Selon les différentes études menées sur le sujet, la population hautement sensible est répartie en trois tiers, dit encore Saverio Tomasella : "Un tiers d'introvertis, un tiers d'extravertis, et un tiers de personnes introverties dans des situations où elles sont mal à l'aise, mais qui vont être extraverties en famille, avec les amis et les personnes qu'elles connaissent bien".

Est-ce handicapant ? 

Sur Europe 1, le docteur en psychologie insiste : l'hypersensibilité "n'est pas une maladie" et, le plus souvent, n'est pas handicapante. Cependant, "dans une société qui valorise peu la sensibilité, il y a des personnes qui vont mal la vivre, et se demander si elles sont anormales ou malades". Par ailleurs, les personnes supportant très mal le bruit ou la lumière "vont avoir du mal à vivre en ville ou dans un environnement bruyant", comme un open-space. 

Mais cette hypersensibilité peut-elle favoriser les addictions ? "Quand on n'arrive pas à exprimer ses émotions, ou qu'on vit dans un environnement pas favorable, on a tendance à trouver des expédients, des façons de vivre sa sensibilité", répond Saverio Tomasella. Certains vont donc trouver refuge dans le sport, se replier sur eux-mêmes, mais d'autres vont aussi recourir à la drogue et à l'alcool. 

D'où ça vient ? 

Mais comment expliquer l'apparition de cette hypersensibilité ? Est-ce inné ou dû à la génétique ? "Une piste génétique est étudiée depuis une dizaine d'années. Une étude dit qu'il y a un gène de l'utilisation de la sérotonine, qui aurait une branche différente pour les personnes hautement sensibles, et qui pourrait prédisposer à plus de dépression, d'anxiété, voire plus de tendance suicidaire", explique Saverio Tomasella.

Mais, ajoute-t-il, cette même étude nuance cette disposition génétique en insistant sur l'influence de l'environnement. Ainsi, "si l'enfant qui aurait ce type génétique grandit dans un environnement calme, encourageant, il ne va pas développer cette  tendance à l'anxiété. C'est surtout dans les environnements très stressants, comme les familles de misère, de violences, avec de l'alcoolisme, que l'enfant va développer cette tendance en grandissant". 

L'environnement au sein duquel l'enfant va grandir et l'éducation des parents vont donc jouer de façon significative sur l'apparition ou non de l'hypersensibilité.
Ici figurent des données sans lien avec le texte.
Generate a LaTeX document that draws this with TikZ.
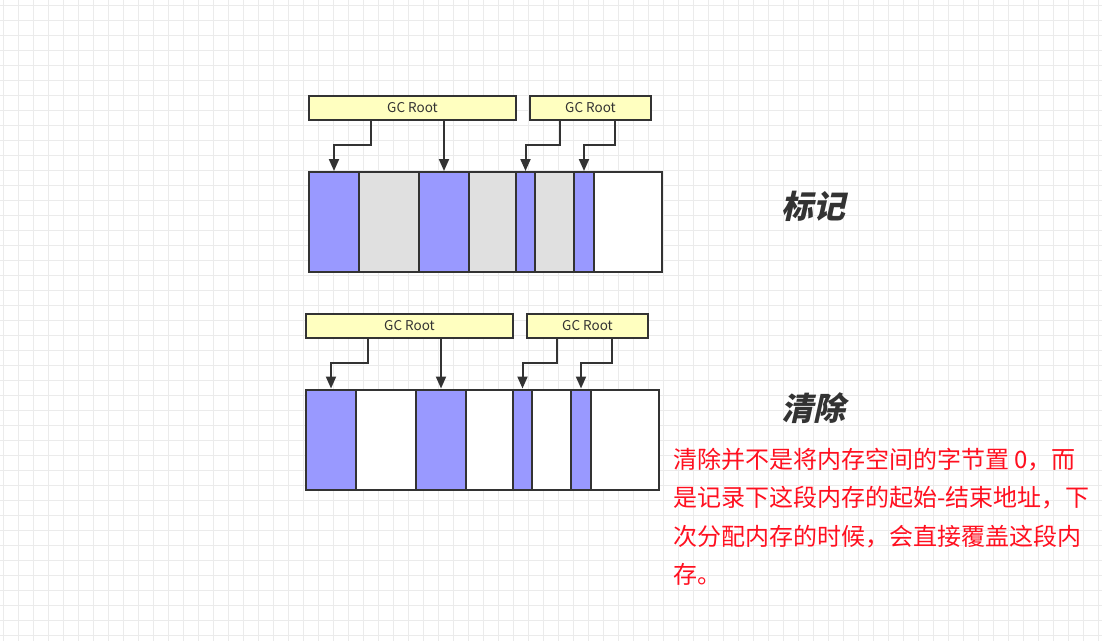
\documentclass[tikz,border=0pt]{standalone}
\usepackage{fontspec}
\setmainfont{Noto Sans CJK SC}
\newfontfamily\cjkbi[FakeSlant=0.22,BoldFeatures={FakeSlant=0.22}]{Noto Sans CJK SC}
\usetikzlibrary{arrows.meta,calc}
\definecolor{gridc}{HTML}{EBEBEB}
\definecolor{edgec}{HTML}{333333}
\definecolor{markc}{HTML}{9999FF}
\definecolor{grayc}{HTML}{E0E0E0}
\definecolor{rootc}{HTML}{FFFFC0}
\definecolor{notec}{HTML}{FF1020}
\tikzset{
  cellbox/.style={draw=edgec, line width=2pt, rectangle, inner sep=0pt, minimum height=100pt, anchor=north west},
  rootbox/.style={draw=edgec, fill=rootc, line width=2pt, rectangle, inner sep=0pt, minimum height=24pt, anchor=north west, font=\fontsize{13.5}{15}\selectfont, text=edgec},
  arr/.style={draw=edgec, line width=2pt, -{Triangle[width=10pt,length=12pt]}},
  title/.style={font=\cjkbi\bfseries\fontsize{32}{36}\selectfont, text=edgec},
  note/.style={font=\fontsize{24}{38}\selectfont, text=notec, anchor=base west, inner sep=0pt},
}
% #1 prefix, #2 x0, #3 y0 (top of root boxes), #4 colour of dead cells
\newcommand\memdiagram[4]{%
  \node[rootbox, minimum width=207pt] (#1ra) at (#2,#3) {GC Root};
  \node[rootbox, minimum width=121pt] (#1rb) at (#2+221,#3) {GC Root};
  \node[cellbox, fill=markc, minimum width=50pt] (#1c1) at (#2,#3+76) {};
  \node[cellbox, fill=#4, minimum width=60pt] (#1c2) at (#2+50,#3+76) {};
  \node[cellbox, fill=markc, minimum width=50pt] (#1c3) at (#2+110,#3+76) {};
  \node[cellbox, fill=#4, minimum width=47pt] (#1c4) at (#2+160,#3+76) {};
  \node[cellbox, fill=markc, minimum width=19pt] (#1c5) at (#2+207,#3+76) {};
  \node[cellbox, fill=#4, minimum width=39pt] (#1c6) at (#2+226,#3+76) {};
  \node[cellbox, fill=markc, minimum width=20pt] (#1c7) at (#2+265,#3+76) {};
  \node[cellbox, fill=white, minimum width=68pt] (#1c8) at (#2+285,#3+76) {};
  \coordinate (#1e) at (#2,#3+50);
  \coordinate (#1x1) at (#2+63,#3);
  \coordinate (#1x3) at (#2+252,#3);
  \coordinate (#1x4) at (#2+307,#3);
  \draw[arr] (#1ra.south -| #1x1) -- (#1x1 |- #1e) -| (#1c1.north);
  \draw[arr] (#1ra.south -| #1c3.north) -- (#1c3.north);
  \draw[arr] (#1rb.south -| #1x3) -- (#1x3 |- #1e) -| (#1c5.north);
  \draw[arr] (#1rb.south -| #1x4) -- (#1x4 |- #1e) -| (#1c7.north);
}
\begin{document}
\begin{tikzpicture}[x=1pt,y=-1pt]
\fill[white] (0,0) rectangle (1102,641);
\useasboundingbox (0,0) rectangle (1102,641);
\foreach \i in {0,...,73} { \draw[gridc, line width=1pt] (3+15*\i,0) -- (3+15*\i,641); }
\foreach \j in {0,...,42} { \draw[gridc, line width=1pt] (0,5+15*\j) -- (1102,5+15*\j); }
\memdiagram{a}{308}{95}{grayc}
\memdiagram{b}{305}{312.5}{white}
\node[title] (tmark) at (813,206) {标记};
\node[title] (tsweep) at (813,408) {清除};
\node[note] (n1) at (673,468) {清除并不是将内存空间的字节置 0，而};
\node[note] (n2) at (673,506.5) {是记录下这段内存的起始-结束地址，下};
\node[note] (n3) at (673,545) {次分配内存的时候，会直接覆盖这段内};
\node[note] (n4) at (673,583.5) {存。};
\end{tikzpicture}
\end{document}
Enfin, les choses se jouent parfois encore plus tôt. "Tout ce qui est périnatal va jouer un rôle très important", dit Saverio Tomasella. 

Comment faire si mon enfant est hypersensible ? 

Il est conseillé d'évoquer l'hypersensibilité de son enfant à l'école. "Il est important de prévenir les enseignants, car cela donne les clés", insiste l'invité d'Europe 1, notamment car chaque enfant concerné va réagir de façon différente, nécessitant une réponse individualisée des enseignants. "L'enfant peut être hyperactif ou au contraire replié sur lui-même. Il peut avoir besoin de plus d'encouragements, et si l'enseignement est très dur, l'enfant risque de se braquer parce qu'il va avoir l'impression qu'il n'est pas accueilli tel qu'il est", note Saverio Tomasella. Par ailleurs, ces enfants, qui "perdent leurs moyens quand ils sont observés", vont avoir "besoin de plus de temps la première fois qu'ils font une tâche". D'où l'importance de prévenir les professeurs, qui pourront ainsi faire preuve de plus de patience. 

Et à la maison, certains comportements peuvent aider l'enfant à gérer sa forte sensibilité. Saverio Tomasella conseille ainsi aux parents de lui donner régulièrement à boire et d'insister sur leur présence si l'enfant a besoin d'aide pour accomplir une tâche. Enfin, alors que les enfants hautement sensibles ont besoin de faire régulièrement des pauses, une étude a notamment montré l'importance d'installer "un coin refuge", qui peut prendre la forme "d'une tente d'indien, d'un tapis avec des coussins", où l'enfant pourra aller "quand il est fatigué, contrarié, surexcité", conclut Saverio Tomasella.